Faith in Fiction: The Lion, The Witch, & the Wardrobe

*AUTHOR'S NOTE*: Spoilers for The Chronicles of Narnia will be discussed in this post. If you do not wish to be spoiled, please be advised to read no further. However, I do think that this is a fun topic and would love for you to enjoy it as well.


One of my favorite things is finding how the faith of others shines through without them intentionally planning it to be where you see it. It also shows how God truly is in everything - whether or not we realize it.

C.S. Lewis never intended for The Chronicles of Narnia to be allegorical tales. He sat down to write this series to be fantastical tales that children (and adults alike) could enjoy. The fact that the biblical allusions are present, and quite clear, just shows how Lewis' faith flowed through him.
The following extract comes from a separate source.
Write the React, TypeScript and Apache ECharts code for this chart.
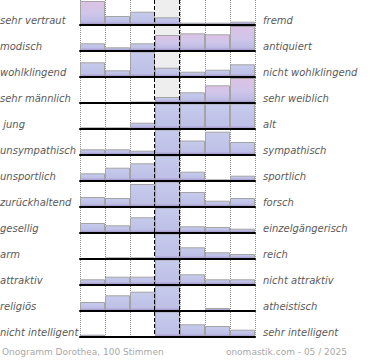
import React, { useEffect, useRef } from 'react';
import * as echarts from 'echarts';

const scalePoints = ['1', '2', '3', '4', '5', '6', '7'];

const leftLabels = [
  'sehr vertraut', 'modisch', 'wohlklingend', 'sehr männlich', ' jung', 'unsympathisch',
  'unsportlich', 'zurückhaltend', 'gesellig', 'arm', 'attraktiv', 'religiös', 'nicht intelligent',
];
const rightLabels = [
  'fremd', 'antiquiert', 'nicht wohlklingend', 'sehr weiblich', 'alt', 'sympathisch',
  'sportlich', 'forsch', 'einzelgängerisch', 'reich', 'nicht attraktiv', 'atheistisch', 'sehr intelligent',
];

const vertrautFremd = [24, 9, 13.3, 7.7, 2.3, 2.3, 3.3];
const modischAntiquiert = [7.7, 3.7, 7.7, 16, 17.7, 16.7, 25];
const wohlklingend = [14.7, 6.7, 34, 9.3, 5.3, 7.3, 12.7];
const maennlichWeiblich = [0, 0, 1.5, 6, 10.7, 17.7, 25];
const jungAlt = [1.7, 1.7, 6.3, 34, 40, 37, 32];
const sympathisch = [5.7, 5.7, 4.3, 38, 14.5, 23.3, 13];
const sportlich = [7.7, 13.3, 17.7, 33, 9.3, 1.7, 5.3];
const zurueckhaltendForsch = [10, 9, 23, 38, 15, 6.3, 9];
const geselligEinzel = [10, 7.7, 15.7, 42, 6.7, 6, 4.3];
const armReich = [0, 1.7, 1.7, 48, 11.7, 6.7, 5];
const attraktiv = [5.7, 8.3, 8.3, 44, 10.7, 5.7, 5.7];
const religioesAtheistisch = [9, 15.7, 19.3, 30, 0, 3, 0];
const intelligent = [2.3, 0, 0, 36, 12.7, 11, 7.3];

const rows = [
  vertrautFremd, modischAntiquiert, wohlklingend, maennlichWeiblich, jungAlt, sympathisch,
  sportlich, zurueckhaltendForsch, geselligEinzel, armReich, attraktiv, religioesAtheistisch, intelligent,
];

// style: bars drawn with the pinkish tint
const pinkBars = ['0-0', '1-3', '1-4', '1-5', '1-6', '3-5', '3-6'];

const ROW_H = 26;
const BAR_H = 25;
const LEFT = 80;
const PLOT_W = 175;
const Y_MAX = 25;
const COL_W = PLOT_W / 7;

function barColor(v: number, pink: boolean) {
  const h = Math.max(Math.min(v, Y_MAX), 0.5);
  const bandStart = Math.max(0, 1 - 3 / h);
  const stops = pink
    ? [
        { offset: 0, color: '#dcc2e4' },
        { offset: bandStart * 0.6, color: '#cfc6ea' },
        { offset: bandStart, color: '#bdbbe4' },
        { offset: 1, color: '#a293c7' },
      ]
    : [
        { offset: 0, color: '#c6cbeb' },
        { offset: bandStart, color: '#bec0e7' },
        { offset: 1, color: '#a293c7' },
      ];
  return new echarts.graphic.LinearGradient(0, 0, 0, 1, stops);
}

export default function App() {
  const ref = useRef<HTMLDivElement>(null);
  useEffect(() => {
    if (!ref.current) return;
    const chart = echarts.init(ref.current, undefined, { renderer: 'svg' });
    const n = rows.length;
    const bottom = (n - 1) * ROW_H + BAR_H;

    const grids: any[] = [];
    const xAxes: any[] = [];
    const yAxes: any[] = [];
    const series: any[] = [];
    rows.forEach((row, i) => {
      grids.push({ left: LEFT, top: i * ROW_H, width: PLOT_W, height: BAR_H });
      xAxes.push({
        type: 'category', gridIndex: i, data: scalePoints, z: 5,
        axisLine: { show: true, lineStyle: { color: '#000', width: 2 } },
        axisTick: { show: false }, axisLabel: { show: false }, splitLine: { show: false },
      });
      yAxes.push({ type: 'value', gridIndex: i, min: 0, max: Y_MAX, show: false });
      series.push({
        type: 'bar', xAxisIndex: i, yAxisIndex: i, barWidth: '100%', silent: true, z: 2,
        itemStyle: { borderColor: '#a4a4a4', borderWidth: 1 },
        data: row.map((v, j) => ({
          value: v,
          itemStyle: { color: barColor(v, pinkBars.includes(`${i}-${j}`)) },
        })),
      });
    });
    // overlay grid for the vertical dotted lines
    grids.push({ left: LEFT, top: 0, width: PLOT_W, height: bottom });
    xAxes.push({
      type: 'value', gridIndex: n, min: 0, max: 7, interval: 1,
      axisLine: { show: false }, axisTick: { show: false }, axisLabel: { show: false },
      splitLine: { show: true, lineStyle: { color: '#8c8c8c', width: 1, type: [1, 1] } },
    });
    yAxes.push({ type: 'value', gridIndex: n, min: 0, max: 1, show: false });

    const graphics: any[] = [
      {
        type: 'rect', z: 1, silent: true,
        shape: { x: LEFT + 3 * COL_W, y: 0, width: COL_W, height: bottom },
        style: { fill: '#eeeeee' },
      },
    ];
    [3, 4].forEach((k) => {
      const x = LEFT + k * COL_W - 0.5;
      graphics.push({
        type: 'line', z: 10, silent: true,
        shape: { x1: x, y1: 0, x2: x, y2: bottom },
        style: { stroke: '#000', lineWidth: 1, lineDash: [4, 2] },
      });
    });
    const labelStyle = {
      fontFamily: 'DejaVu Sans', fontSize: 10, fontStyle: 'italic', fill: '#5a5a5a',
      verticalAlign: 'middle',
    };
    leftLabels.forEach((t, i) => {
      graphics.push({
        type: 'text', z: 10, x: 0, y: i * ROW_H + BAR_H - 5,
        style: { ...labelStyle, text: t, align: 'left' },
      });
    });
    rightLabels.forEach((t, i) => {
      graphics.push({
        type: 'text', z: 10, x: 263, y: i * ROW_H + BAR_H - 5,
        style: { ...labelStyle, text: t, align: 'left' },
      });
    });
    graphics.push({
      type: 'text', z: 10, x: 2, y: 352,
      style: { text: 'Onogramm Dorothea, 100 Stimmen', fontFamily: 'DejaVu Sans', fontSize: 9, fill: '#a8a8a8', verticalAlign: 'middle', align: 'left' },
    });
    graphics.push({
      type: 'text', z: 10, x: 347, y: 352,
      style: { text: 'onomastik.com - 05 / 2025', fontFamily: 'DejaVu Sans', fontSize: 9, fill: '#a8a8a8', verticalAlign: 'middle', align: 'right' },
    });

    chart.setOption({
      animation: false,
      grid: grids,
      xAxis: xAxes,
      yAxis: yAxes,
      series,
      graphic: graphics,
    });
    return () => chart.dispose();
  }, []);
  return (
    <div
      ref={ref}
      style={{ position: 'absolute', left: 0, top: 0, width: 370, height: 360, background: '#fff' }}
    />
  );
}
In The Lion, The Witch, and the Wardrobe, the death of Aslan is a very strong depiction of Jesus' journey to the cross as well as the crucifixion itself. This event takes place in chapter fourteen - The Triumph of the Witch. With that chapter title alone, it shows how the Witch is a representation of Satan. Because Satan thought that he had won when Christ was crucified. But I'm getting a little ahead of myself...

In chapter thriteen we learn that Edmund Pevensie is slated to die on the stone table because he betrayed his family - which I think it interesting that the Witch is the one who points this out, because it points out how Satan will try to use our mistakes against us. At this point, Edmund has already spoken with Aslan about what has happened; and the Witch is fully trying to get Edmund in trouble, even though Aslan has said:

"- there is no need to talk to him about what is past."

Not that we shouldn't confess and talk to God about our struggles or sins, but once we have He has already forgiven us. He does not want us to dwell in the past or our mistakes. Learn, sure - but not dwell.

Chapter thriteen ends with Aslan and the Witch coming to an agreement. We aren't told what that agreement is exactly; just that the Witch renounced her claim on Edmund's life. So in chapter fourteen, we see more of a shift in Aslan. He is more melancholic. As they are changing the location of their camp, Susan and Lucy notice this change in him. It feels similar to Jesus in the garden before he is arrested. Continuing in the same vein, Susan and Lucy walking with Aslan to the Stone Table is like the Disciples accompanying Jesus in the garden.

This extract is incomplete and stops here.